I'm surprised about Vondung's voice, tho. She sounded big enough at the Bastille a few years ago. Perhaps she wasn't feeling well?

GG

Smorg said...

Hi Nirankar:
Thanks! :oD I'm delighted that you enjoyed it. You should come and open a branch in San Diego, CA. We can always use more good Indian restaurants around town. Come to think of it, it has been too long since I had a good Naan and curry for dinner. Must look for some of that when I go to downtown tomorrow. ;o)

Hi GG: I don't know, mate. There was no announcement about Vondung's health. She looked well, though, and the sound was quite pleasant when I could hear it. I guess the acoustic of the hall didn't help her. :o(

Drew80 said...

What a wonderful account! I enjoyed it immensely.

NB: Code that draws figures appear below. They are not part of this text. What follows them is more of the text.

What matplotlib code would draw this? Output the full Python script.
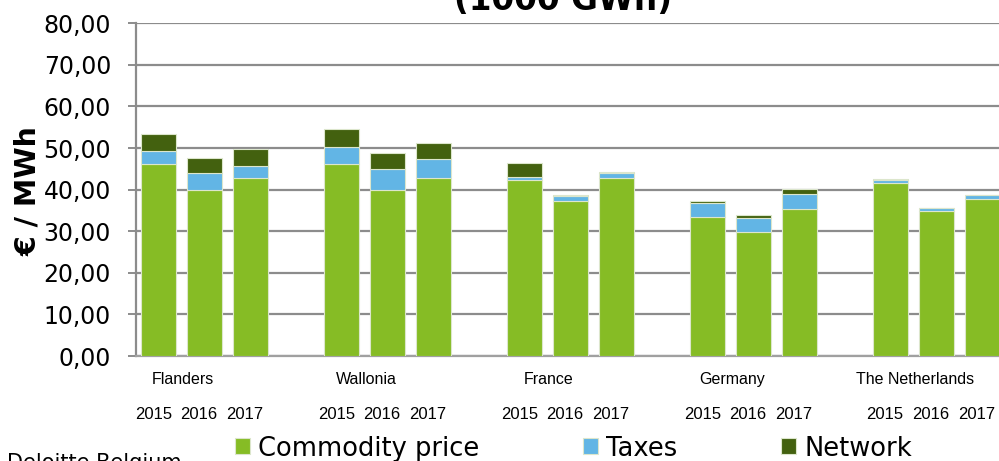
import numpy as np
from matplotlib import pyplot as plt

# values (EUR / MWh)
regions = ["Flanders", "Wallonia", "France", "Germany", "The Netherlands"]
years = ["2015", "2016", "2017"]
commodity = [46.1, 40.0, 42.9,
             46.1, 40.0, 42.9,
             42.4, 37.3, 42.8,
             33.4, 29.8, 35.3,
             41.6, 34.8, 37.8]
taxes = [3.3, 3.9, 2.8,
         4.2, 5.0, 4.5,
         0.6, 1.1, 1.1,
         3.4, 3.3, 3.7,
         0.8, 0.7, 0.9]
network = [4.1, 3.7, 4.1,
           4.2, 3.9, 3.9,
           3.4, 0.4, 0.4,
           0.5, 0.8, 1.1,
           0.1, 0.1, 0.1]
y_ticks = [0, 10, 20, 30, 40, 50, 60, 70, 80]

c_green = "#86BC25"
c_blue = "#62B5E5"
c_dark = "#43610F"
grid_col = "#8C8C8C"

# 3 bars per region, then one empty slot
x = np.array([g * 4 + i for g in range(len(regions)) for i in range(len(years))])
commodity = np.array(commodity)
taxes = np.array(taxes)
network = np.array(network)

fig = plt.figure(figsize=(9.99, 4.61), dpi=100)
ax = fig.add_axes([136 / 999, 105 / 461, 869 / 999, 332.7 / 461])

w = 0.76
edge = dict(edgecolor="#DCE6CC", linewidth=0.8, zorder=3)
ax.bar(x, commodity, w, color=c_green, label="Commodity price", **edge)
ax.bar(x, taxes, w, bottom=commodity, color=c_blue, label="Taxes", **edge)
ax.bar(x, network, w, bottom=commodity + taxes, color=c_dark, label="Network", **edge)

ax.set_xlim(-0.5, 18.5)
ax.set_ylim(0, 80)
ax.set_yticks(y_ticks)
ax.set_yticklabels([f"{v:.2f}".replace(".", ",") for v in y_ticks], fontsize=17)
ax.yaxis.grid(True, color=grid_col, linewidth=1.6, zorder=0)
ax.set_axisbelow(True)
ax.tick_params(axis="y", length=6, width=1.4, color=grid_col, pad=12)
ax.set_xticks([])
for s in ["top", "right"]:
    ax.spines[s].set_visible(False)
ax.spines["left"].set_color(grid_col)
ax.spines["left"].set_linewidth(1.6)
ax.spines["bottom"].set_color("#A0A0A0")
ax.spines["bottom"].set_linewidth(1.6)

ax.set_ylabel("€ / MWh", fontsize=20.5, fontweight="bold")
ax.yaxis.set_label_coords(-0.108, 0.495)

# category labels (two levels)
narrow = ["Liberation Sans Narrow", "Liberation Sans", "DejaVu Sans"]
tr = ax.get_xaxis_transform()
for g, name in enumerate(regions):
    ax.text(g * 4 + 1 - 0.47, -0.072, name, transform=tr, ha="center", va="center",
            fontsize=11.5, family=narrow)
for xi, yr in zip(x, years * len(regions)):
    ax.text(xi - 0.12, -0.175, yr, transform=tr, ha="center", va="center",
            fontsize=12, family=narrow)

# title (top line is cut off in the reference)
fig.text(563 / 999, 1 - 10 / 461, "(1000 GWh)", ha="center", va="baseline",
         fontsize=23.5, fontweight="bold")

# legend
handles, labels = ax.get_legend_handles_labels()
fig.legend(handles, labels, loc="center", bbox_to_anchor=(573.5 / 999, 1 - 448.5 / 461),
           ncol=3, frameon=False, fontsize=18.5, handlelength=0.58, handleheight=0.58,
           handletextpad=0.31, columnspacing=4.05, borderpad=0)

fig.text(7 / 999, (461 - 469) / 461, "Deloitte Belgium", ha="left", va="baseline",
         fontsize=15)

fig.savefig("out.png", dpi=100)
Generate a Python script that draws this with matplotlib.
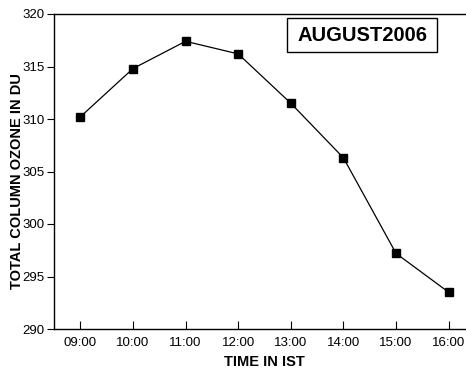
import matplotlib
matplotlib.use("Agg")
import matplotlib.pyplot as plt
from matplotlib.patches import Rectangle

times = ["09:00", "10:00", "11:00", "12:00", "13:00", "14:00", "15:00", "16:00"]
ozone = [310.2, 314.8, 317.4, 316.2, 311.5, 306.3, 297.2, 293.5]
yticks = [290, 295, 300, 305, 310, 315, 320]

plt.rcParams["font.family"] = ["Liberation Sans", "DejaVu Sans"]

fig = plt.figure(figsize=(4.66, 3.71), dpi=100)
# the axes run a little past the right edge of the picture, as in the original crop
ax = fig.add_axes([54 / 466, 1 - 329 / 371, 421 / 466, 315 / 371])

x = list(range(len(times)))
ax.plot(x, ozone, color="black", lw=0.9, marker="s", ms=5.7, mfc="black", mec="black")

ax.set_xlim(-0.5, 7.5)
ax.set_ylim(290, 320)
ax.set_xticks(x)
ax.set_xticklabels(times)
ax.set_yticks(yticks)
ax.spines["right"].set_visible(False)
for s in ax.spines.values():
    s.set_linewidth(1.0)
ax.tick_params(axis="x", direction="in", length=6, labelsize=9.5, pad=6)
ax.tick_params(axis="y", direction="out", length=5, labelsize=9.5, pad=2)

ax.set_xlabel("TIME IN IST", fontsize=10.5, fontweight="bold", labelpad=4)
ax.set_ylabel("TOTAL COLUMN OZONE IN DU", fontsize=10.5, fontweight="bold")
ax.yaxis.set_label_coords(-0.071, 0.47)

# title box
ax.add_patch(Rectangle((233 / 421, 0.879), 150 / 421, 0.108, transform=ax.transAxes,
                       fc="white", ec="black", lw=1, clip_on=False))
ax.text(308 / 421, 0.933, "AUGUST2006", transform=ax.transAxes, ha="center", va="center",
        fontsize=14.5, fontweight="bold")

fig.savefig("out.png", dpi=100)
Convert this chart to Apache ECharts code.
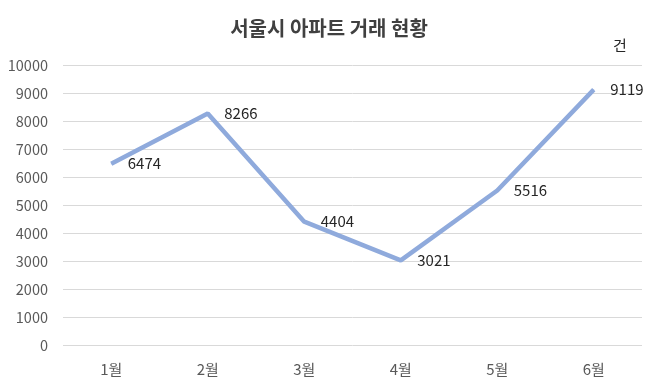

I have recently been doing some reading about Furtwangler. I learned the odd fact that he disliked "Rosencavalier", and never once led a performance.

I loved your golf entry, too! I would not have guessed that you had been a professional golfer.

Smorg said...

Hi Drew:

Thanks for stopping by! I didn't know that about Furtwaengler either. Now I'm intrigued as to what he didn't like about Der Rosenkavalier... Did he object to Strauss going back to melodic pieces (instead of outdoing Elektra in his previous atonal trend)?

Heh, I'm not much of a golfer nowadays, but I did have my days in the sun indeed. :o) Didn't quite realize how charmed those days were, of course. But then these days are charmed on their own, too, in different ways.

HOpe spring is going well with you and Josh! It's always good hearing from ya'!